EXERCISE INSTRUCTIONS
Search the listing below for the string "Write" and show each line that contains it.

start

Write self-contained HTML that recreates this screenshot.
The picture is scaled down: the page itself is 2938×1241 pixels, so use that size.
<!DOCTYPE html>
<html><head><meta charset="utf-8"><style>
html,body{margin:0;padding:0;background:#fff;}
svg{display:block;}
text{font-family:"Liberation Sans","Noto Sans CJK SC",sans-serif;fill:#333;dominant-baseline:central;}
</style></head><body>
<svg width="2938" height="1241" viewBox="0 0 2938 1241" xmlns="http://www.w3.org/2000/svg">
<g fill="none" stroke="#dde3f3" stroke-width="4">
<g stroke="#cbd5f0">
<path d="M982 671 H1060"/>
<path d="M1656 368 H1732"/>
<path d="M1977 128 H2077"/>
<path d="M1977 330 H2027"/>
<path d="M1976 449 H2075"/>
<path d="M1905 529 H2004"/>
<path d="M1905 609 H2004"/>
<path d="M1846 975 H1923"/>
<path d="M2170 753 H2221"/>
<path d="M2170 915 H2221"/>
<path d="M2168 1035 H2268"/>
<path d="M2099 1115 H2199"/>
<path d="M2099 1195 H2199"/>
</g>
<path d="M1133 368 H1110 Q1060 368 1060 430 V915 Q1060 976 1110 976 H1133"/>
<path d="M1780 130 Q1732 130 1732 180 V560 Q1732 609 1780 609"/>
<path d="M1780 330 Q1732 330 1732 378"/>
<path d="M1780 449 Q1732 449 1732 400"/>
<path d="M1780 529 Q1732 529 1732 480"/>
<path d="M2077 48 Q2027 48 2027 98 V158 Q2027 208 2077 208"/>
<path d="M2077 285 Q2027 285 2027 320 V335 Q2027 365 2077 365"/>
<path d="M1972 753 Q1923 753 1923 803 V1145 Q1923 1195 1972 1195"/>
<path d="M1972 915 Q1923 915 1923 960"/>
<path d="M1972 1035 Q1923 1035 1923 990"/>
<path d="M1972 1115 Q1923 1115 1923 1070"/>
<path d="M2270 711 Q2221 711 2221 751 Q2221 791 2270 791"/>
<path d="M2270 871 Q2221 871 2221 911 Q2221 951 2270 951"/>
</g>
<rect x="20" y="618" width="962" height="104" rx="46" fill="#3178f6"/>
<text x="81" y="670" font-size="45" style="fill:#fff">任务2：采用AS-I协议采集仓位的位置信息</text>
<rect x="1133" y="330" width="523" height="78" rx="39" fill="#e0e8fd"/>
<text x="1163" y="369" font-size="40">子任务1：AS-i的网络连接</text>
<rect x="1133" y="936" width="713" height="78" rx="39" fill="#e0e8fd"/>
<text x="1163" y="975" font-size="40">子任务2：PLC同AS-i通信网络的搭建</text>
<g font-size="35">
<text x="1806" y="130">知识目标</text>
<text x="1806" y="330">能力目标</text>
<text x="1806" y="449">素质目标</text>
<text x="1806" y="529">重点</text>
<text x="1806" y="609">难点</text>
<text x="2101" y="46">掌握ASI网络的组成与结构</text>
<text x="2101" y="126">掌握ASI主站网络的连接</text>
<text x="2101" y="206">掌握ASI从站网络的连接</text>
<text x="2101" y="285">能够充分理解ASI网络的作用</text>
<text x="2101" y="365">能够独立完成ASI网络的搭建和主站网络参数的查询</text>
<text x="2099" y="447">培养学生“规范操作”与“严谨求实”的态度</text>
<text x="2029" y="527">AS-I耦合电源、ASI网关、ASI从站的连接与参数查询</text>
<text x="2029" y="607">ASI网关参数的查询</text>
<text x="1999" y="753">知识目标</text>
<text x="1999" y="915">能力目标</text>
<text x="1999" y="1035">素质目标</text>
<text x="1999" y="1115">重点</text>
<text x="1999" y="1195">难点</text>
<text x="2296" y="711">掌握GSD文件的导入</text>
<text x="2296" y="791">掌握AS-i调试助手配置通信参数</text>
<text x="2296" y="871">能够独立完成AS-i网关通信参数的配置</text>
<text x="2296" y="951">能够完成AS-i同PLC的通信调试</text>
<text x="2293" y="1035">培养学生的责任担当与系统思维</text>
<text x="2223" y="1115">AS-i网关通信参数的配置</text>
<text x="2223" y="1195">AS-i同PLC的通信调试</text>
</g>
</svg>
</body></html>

end
start

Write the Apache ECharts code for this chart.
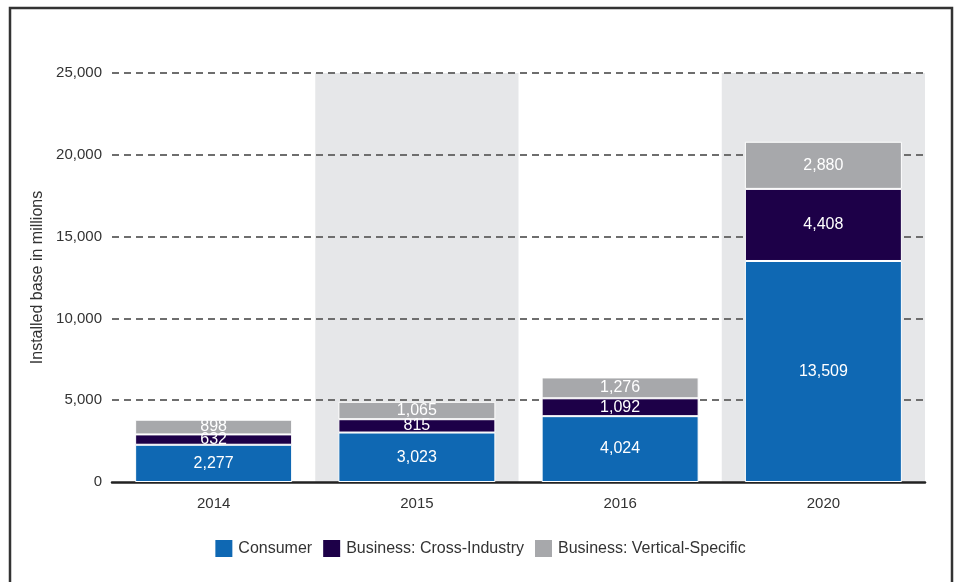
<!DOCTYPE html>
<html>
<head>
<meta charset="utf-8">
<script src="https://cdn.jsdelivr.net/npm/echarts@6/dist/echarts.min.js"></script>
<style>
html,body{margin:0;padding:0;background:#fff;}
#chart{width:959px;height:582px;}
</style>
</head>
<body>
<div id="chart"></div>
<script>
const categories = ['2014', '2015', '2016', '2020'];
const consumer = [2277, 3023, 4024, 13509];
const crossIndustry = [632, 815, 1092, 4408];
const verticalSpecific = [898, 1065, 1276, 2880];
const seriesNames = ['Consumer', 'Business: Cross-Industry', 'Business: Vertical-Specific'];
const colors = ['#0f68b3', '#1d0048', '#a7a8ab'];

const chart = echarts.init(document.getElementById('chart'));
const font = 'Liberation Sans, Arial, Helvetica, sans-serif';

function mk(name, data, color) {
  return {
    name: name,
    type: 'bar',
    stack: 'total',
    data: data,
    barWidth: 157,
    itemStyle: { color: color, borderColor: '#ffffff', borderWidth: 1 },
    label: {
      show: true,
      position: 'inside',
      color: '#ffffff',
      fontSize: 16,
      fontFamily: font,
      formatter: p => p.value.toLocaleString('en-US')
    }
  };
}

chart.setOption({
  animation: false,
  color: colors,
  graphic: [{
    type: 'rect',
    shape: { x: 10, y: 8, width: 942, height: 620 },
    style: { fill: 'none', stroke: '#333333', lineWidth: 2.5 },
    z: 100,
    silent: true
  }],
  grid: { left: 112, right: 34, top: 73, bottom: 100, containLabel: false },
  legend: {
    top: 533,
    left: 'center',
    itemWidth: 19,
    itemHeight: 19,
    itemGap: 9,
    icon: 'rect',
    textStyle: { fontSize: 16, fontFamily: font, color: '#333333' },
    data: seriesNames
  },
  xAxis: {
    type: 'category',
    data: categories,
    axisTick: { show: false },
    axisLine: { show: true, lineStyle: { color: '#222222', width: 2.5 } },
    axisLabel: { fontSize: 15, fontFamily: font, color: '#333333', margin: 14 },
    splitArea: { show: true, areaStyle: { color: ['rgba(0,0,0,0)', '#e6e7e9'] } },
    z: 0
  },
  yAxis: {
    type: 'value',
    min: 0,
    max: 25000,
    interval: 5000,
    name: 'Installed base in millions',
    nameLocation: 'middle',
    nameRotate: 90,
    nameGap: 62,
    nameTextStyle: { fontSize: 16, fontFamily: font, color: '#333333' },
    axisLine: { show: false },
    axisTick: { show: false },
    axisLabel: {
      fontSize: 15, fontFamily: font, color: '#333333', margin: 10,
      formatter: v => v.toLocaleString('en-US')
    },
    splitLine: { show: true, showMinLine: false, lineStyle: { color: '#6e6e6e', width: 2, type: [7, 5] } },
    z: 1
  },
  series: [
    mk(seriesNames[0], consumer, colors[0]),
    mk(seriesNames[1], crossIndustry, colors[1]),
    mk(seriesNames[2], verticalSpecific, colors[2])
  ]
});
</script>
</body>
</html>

end

REPLY TO THE EXERCISE
Write self-contained HTML that recreates this screenshot.
Write the Apache ECharts code for this chart.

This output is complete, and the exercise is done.